Task instructions: Start at the line holding "Write the Plotly code for this chart.", stop at the line holding "return [min(max(c, 0.0), 1.0)", and repeat those lines exactly, both ends included; skip the pictures.

Information given:

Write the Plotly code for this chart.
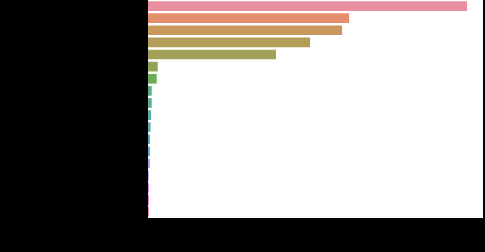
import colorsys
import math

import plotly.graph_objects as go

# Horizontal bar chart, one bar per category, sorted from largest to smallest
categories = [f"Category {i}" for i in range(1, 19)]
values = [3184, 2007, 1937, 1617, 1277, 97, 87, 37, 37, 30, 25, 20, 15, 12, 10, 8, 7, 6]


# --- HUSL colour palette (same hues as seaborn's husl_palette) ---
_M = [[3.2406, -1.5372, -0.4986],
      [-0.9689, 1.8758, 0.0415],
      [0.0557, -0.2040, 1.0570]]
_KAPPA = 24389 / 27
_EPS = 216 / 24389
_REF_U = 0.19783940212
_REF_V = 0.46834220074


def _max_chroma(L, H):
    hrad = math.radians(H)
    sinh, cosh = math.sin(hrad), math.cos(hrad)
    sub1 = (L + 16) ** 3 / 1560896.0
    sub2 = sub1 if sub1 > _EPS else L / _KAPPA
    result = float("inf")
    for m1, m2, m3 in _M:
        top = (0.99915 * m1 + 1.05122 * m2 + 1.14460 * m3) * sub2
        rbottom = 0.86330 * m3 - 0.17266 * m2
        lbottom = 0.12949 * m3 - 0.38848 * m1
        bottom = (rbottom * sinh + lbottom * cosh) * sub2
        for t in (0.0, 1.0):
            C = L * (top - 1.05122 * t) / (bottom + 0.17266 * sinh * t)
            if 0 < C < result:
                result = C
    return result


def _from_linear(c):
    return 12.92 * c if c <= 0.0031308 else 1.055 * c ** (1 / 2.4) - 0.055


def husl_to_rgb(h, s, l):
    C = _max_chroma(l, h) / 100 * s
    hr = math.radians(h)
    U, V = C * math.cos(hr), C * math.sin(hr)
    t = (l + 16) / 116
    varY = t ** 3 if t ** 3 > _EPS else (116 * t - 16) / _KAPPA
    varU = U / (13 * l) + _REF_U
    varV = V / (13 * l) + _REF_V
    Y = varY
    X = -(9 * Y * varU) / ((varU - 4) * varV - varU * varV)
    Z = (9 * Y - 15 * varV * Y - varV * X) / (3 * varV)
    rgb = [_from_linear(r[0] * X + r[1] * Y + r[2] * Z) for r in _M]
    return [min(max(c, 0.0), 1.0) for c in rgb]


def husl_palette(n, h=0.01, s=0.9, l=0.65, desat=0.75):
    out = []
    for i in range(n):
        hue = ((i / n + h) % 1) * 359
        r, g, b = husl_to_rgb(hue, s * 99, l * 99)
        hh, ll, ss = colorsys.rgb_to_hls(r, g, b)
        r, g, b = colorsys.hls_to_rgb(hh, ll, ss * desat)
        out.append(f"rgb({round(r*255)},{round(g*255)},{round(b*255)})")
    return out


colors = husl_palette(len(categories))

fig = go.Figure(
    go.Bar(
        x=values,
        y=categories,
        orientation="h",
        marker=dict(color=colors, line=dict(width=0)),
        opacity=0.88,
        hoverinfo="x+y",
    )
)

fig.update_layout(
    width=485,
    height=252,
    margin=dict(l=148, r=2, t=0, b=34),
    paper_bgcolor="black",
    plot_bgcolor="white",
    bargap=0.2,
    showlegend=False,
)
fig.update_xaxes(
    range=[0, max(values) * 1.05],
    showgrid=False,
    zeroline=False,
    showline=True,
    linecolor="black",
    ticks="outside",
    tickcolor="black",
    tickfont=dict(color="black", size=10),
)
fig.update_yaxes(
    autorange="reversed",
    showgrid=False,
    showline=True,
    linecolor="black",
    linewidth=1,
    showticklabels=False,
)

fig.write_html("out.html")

* * *

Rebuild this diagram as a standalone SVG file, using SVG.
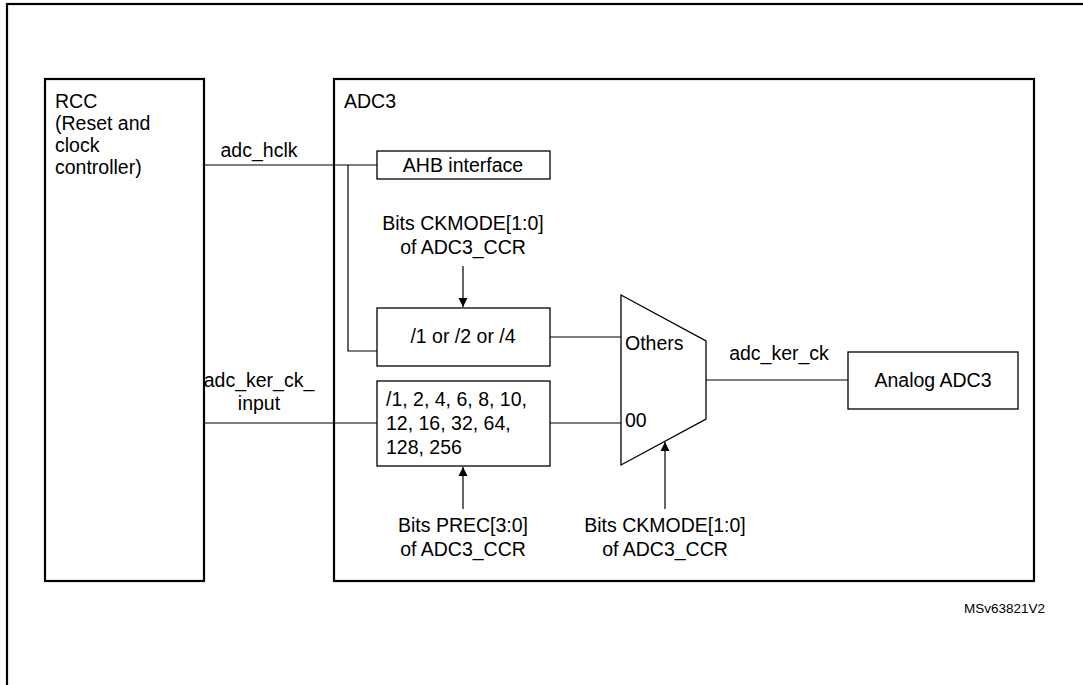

Solved exercise:
Write the Plotly code for this chart.
import colorsys
import math

import plotly.graph_objects as go

# Horizontal bar chart, one bar per category, sorted from largest to smallest
categories = [f"Category {i}" for i in range(1, 19)]
values = [3184, 2007, 1937, 1617, 1277, 97, 87, 37, 37, 30, 25, 20, 15, 12, 10, 8, 7, 6]


# --- HUSL colour palette (same hues as seaborn's husl_palette) ---
_M = [[3.2406, -1.5372, -0.4986],
      [-0.9689, 1.8758, 0.0415],
      [0.0557, -0.2040, 1.0570]]
_KAPPA = 24389 / 27
_EPS = 216 / 24389
_REF_U = 0.19783940212
_REF_V = 0.46834220074


def _max_chroma(L, H):
    hrad = math.radians(H)
    sinh, cosh = math.sin(hrad), math.cos(hrad)
    sub1 = (L + 16) ** 3 / 1560896.0
    sub2 = sub1 if sub1 > _EPS else L / _KAPPA
    result = float("inf")
    for m1, m2, m3 in _M:
        top = (0.99915 * m1 + 1.05122 * m2 + 1.14460 * m3) * sub2
        rbottom = 0.86330 * m3 - 0.17266 * m2
        lbottom = 0.12949 * m3 - 0.38848 * m1
        bottom = (rbottom * sinh + lbottom * cosh) * sub2
        for t in (0.0, 1.0):
            C = L * (top - 1.05122 * t) / (bottom + 0.17266 * sinh * t)
            if 0 < C < result:
                result = C
    return result


def _from_linear(c):
    return 12.92 * c if c <= 0.0031308 else 1.055 * c ** (1 / 2.4) - 0.055


def husl_to_rgb(h, s, l):
    C = _max_chroma(l, h) / 100 * s
    hr = math.radians(h)
    U, V = C * math.cos(hr), C * math.sin(hr)
    t = (l + 16) / 116
    varY = t ** 3 if t ** 3 > _EPS else (116 * t - 16) / _KAPPA
    varU = U / (13 * l) + _REF_U
    varV = V / (13 * l) + _REF_V
    Y = varY
    X = -(9 * Y * varU) / ((varU - 4) * varV - varU * varV)
    Z = (9 * Y - 15 * varV * Y - varV * X) / (3 * varV)
    rgb = [_from_linear(r[0] * X + r[1] * Y + r[2] * Z) for r in _M]
    return [min(max(c, 0.0), 1.0) for c in rgb]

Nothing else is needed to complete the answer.